> _Excerpted records_:
━━━━

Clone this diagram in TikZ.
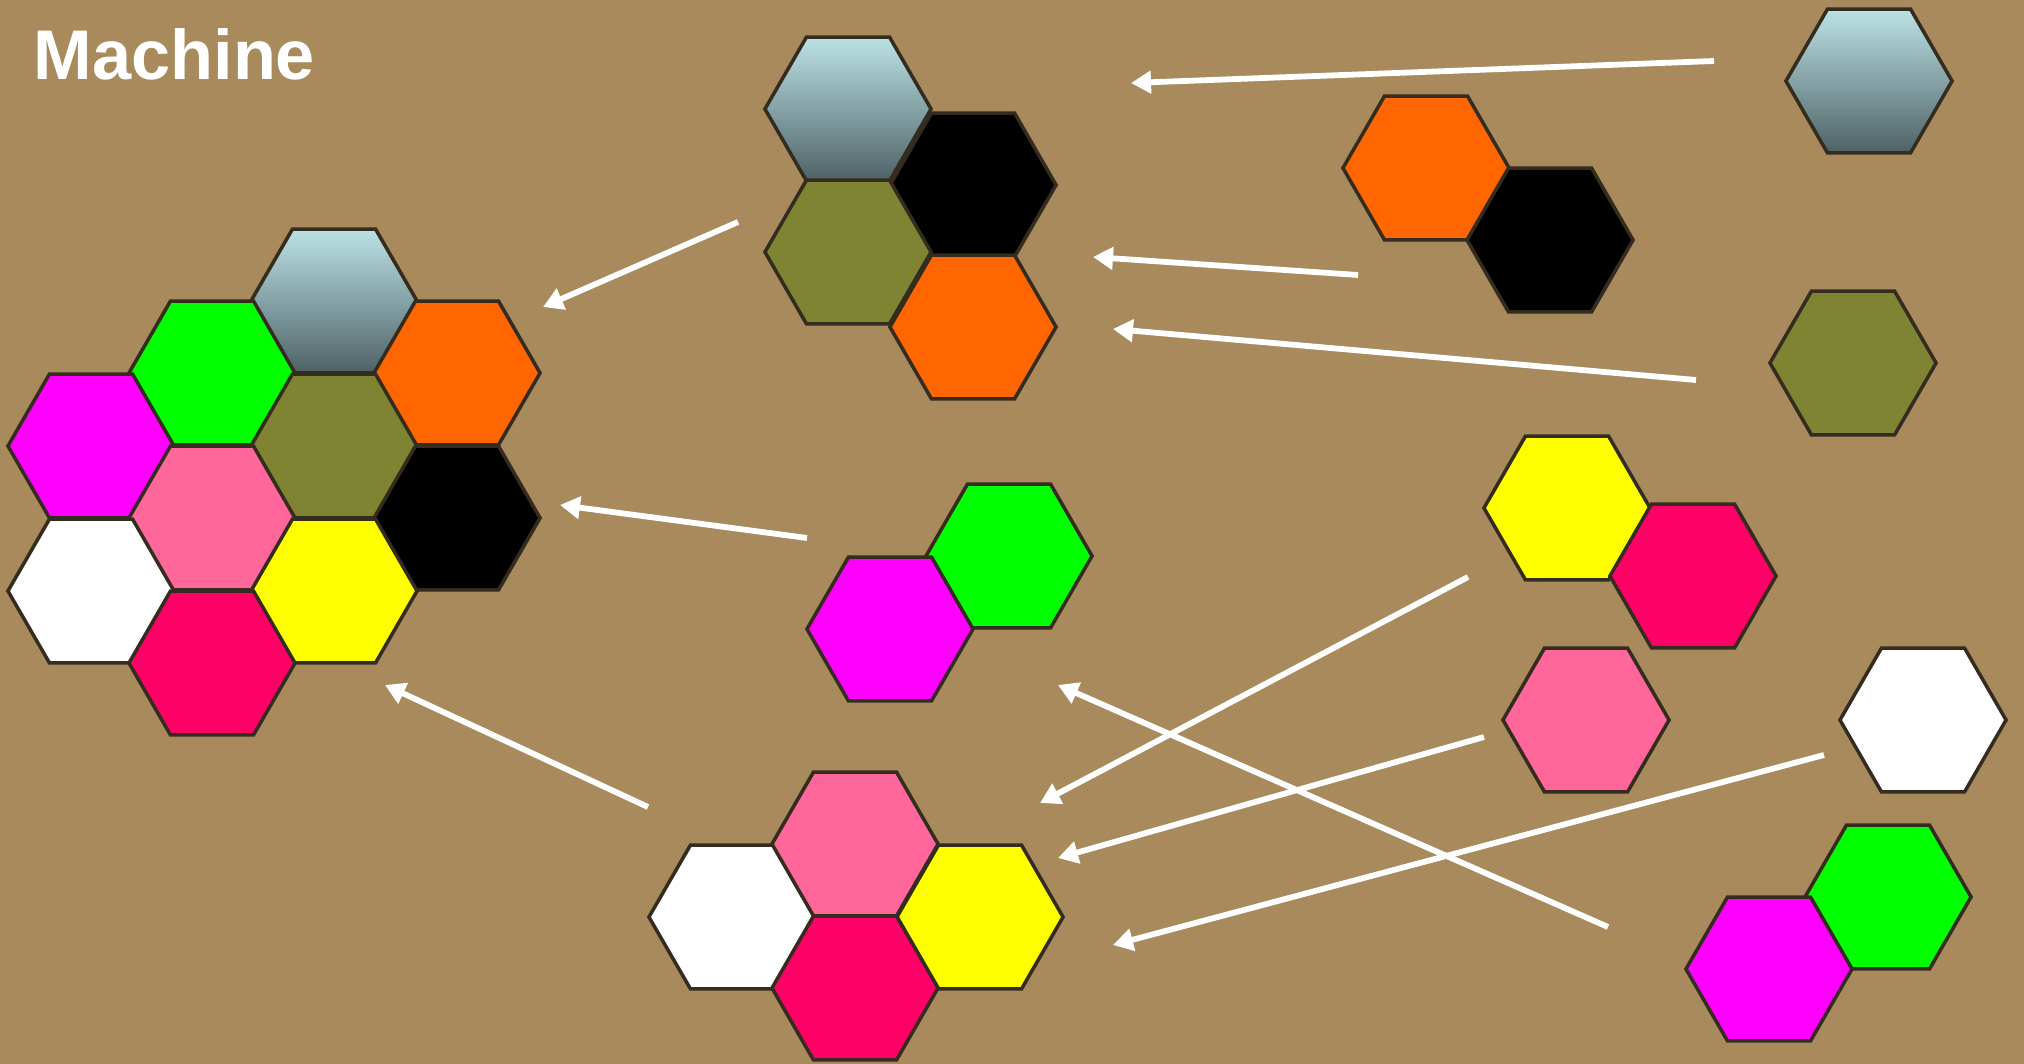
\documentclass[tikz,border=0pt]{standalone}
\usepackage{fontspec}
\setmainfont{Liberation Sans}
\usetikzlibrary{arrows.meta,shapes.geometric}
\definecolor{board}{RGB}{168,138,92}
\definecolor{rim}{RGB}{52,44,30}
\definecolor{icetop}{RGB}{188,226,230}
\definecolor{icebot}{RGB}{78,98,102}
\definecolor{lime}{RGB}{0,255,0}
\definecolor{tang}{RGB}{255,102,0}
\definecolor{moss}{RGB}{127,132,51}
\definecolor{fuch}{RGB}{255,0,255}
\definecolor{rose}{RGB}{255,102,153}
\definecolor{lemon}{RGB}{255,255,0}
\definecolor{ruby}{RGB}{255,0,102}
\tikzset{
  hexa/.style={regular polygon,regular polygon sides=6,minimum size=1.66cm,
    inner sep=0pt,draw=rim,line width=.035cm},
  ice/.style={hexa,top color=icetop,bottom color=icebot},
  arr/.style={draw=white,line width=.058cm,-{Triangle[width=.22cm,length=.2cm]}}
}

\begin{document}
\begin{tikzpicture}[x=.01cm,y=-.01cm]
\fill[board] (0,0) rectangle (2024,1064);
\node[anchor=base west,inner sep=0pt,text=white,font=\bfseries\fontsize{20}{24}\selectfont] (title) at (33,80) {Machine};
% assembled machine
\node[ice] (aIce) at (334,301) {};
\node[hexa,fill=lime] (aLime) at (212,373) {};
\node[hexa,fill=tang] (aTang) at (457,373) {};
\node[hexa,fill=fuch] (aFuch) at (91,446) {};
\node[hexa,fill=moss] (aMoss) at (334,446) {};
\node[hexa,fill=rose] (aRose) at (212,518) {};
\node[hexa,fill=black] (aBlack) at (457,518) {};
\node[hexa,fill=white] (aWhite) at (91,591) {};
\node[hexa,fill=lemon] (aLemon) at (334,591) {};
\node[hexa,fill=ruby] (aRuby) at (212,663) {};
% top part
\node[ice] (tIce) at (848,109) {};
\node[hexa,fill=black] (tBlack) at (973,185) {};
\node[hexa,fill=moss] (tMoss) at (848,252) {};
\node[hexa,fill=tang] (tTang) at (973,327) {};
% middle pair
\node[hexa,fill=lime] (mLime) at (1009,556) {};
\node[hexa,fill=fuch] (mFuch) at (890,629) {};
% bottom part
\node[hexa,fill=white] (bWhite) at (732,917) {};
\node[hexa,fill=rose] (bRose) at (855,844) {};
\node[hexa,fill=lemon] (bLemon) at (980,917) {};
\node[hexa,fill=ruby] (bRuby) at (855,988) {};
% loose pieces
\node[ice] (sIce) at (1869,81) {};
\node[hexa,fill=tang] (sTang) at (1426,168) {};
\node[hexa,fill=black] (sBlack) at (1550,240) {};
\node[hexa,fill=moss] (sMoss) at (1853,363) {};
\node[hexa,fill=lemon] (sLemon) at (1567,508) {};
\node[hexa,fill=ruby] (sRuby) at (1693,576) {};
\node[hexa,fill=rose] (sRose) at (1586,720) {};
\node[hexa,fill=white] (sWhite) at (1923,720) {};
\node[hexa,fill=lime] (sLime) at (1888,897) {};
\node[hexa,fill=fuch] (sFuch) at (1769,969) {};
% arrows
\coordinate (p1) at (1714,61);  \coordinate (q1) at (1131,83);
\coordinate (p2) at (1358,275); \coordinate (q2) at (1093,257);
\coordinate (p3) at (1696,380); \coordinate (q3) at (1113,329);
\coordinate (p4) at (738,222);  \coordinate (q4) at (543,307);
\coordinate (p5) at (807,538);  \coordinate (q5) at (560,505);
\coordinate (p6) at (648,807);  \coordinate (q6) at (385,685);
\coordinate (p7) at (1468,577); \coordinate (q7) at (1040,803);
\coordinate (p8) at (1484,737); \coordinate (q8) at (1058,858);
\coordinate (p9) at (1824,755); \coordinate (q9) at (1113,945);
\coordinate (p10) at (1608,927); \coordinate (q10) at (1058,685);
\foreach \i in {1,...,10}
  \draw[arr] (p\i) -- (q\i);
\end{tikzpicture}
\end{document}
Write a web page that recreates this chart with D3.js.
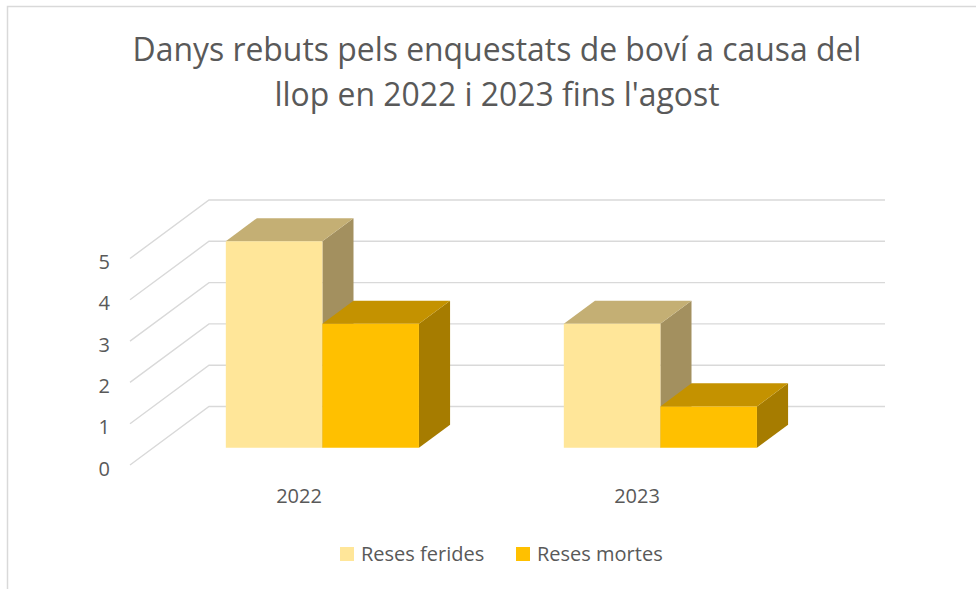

━━━━

> _What is asked_: Find all lines where the word "this" appears. Copy them.

> _Solved problem_:
Clone this diagram in TikZ.
Write a web page that recreates this chart with D3.js.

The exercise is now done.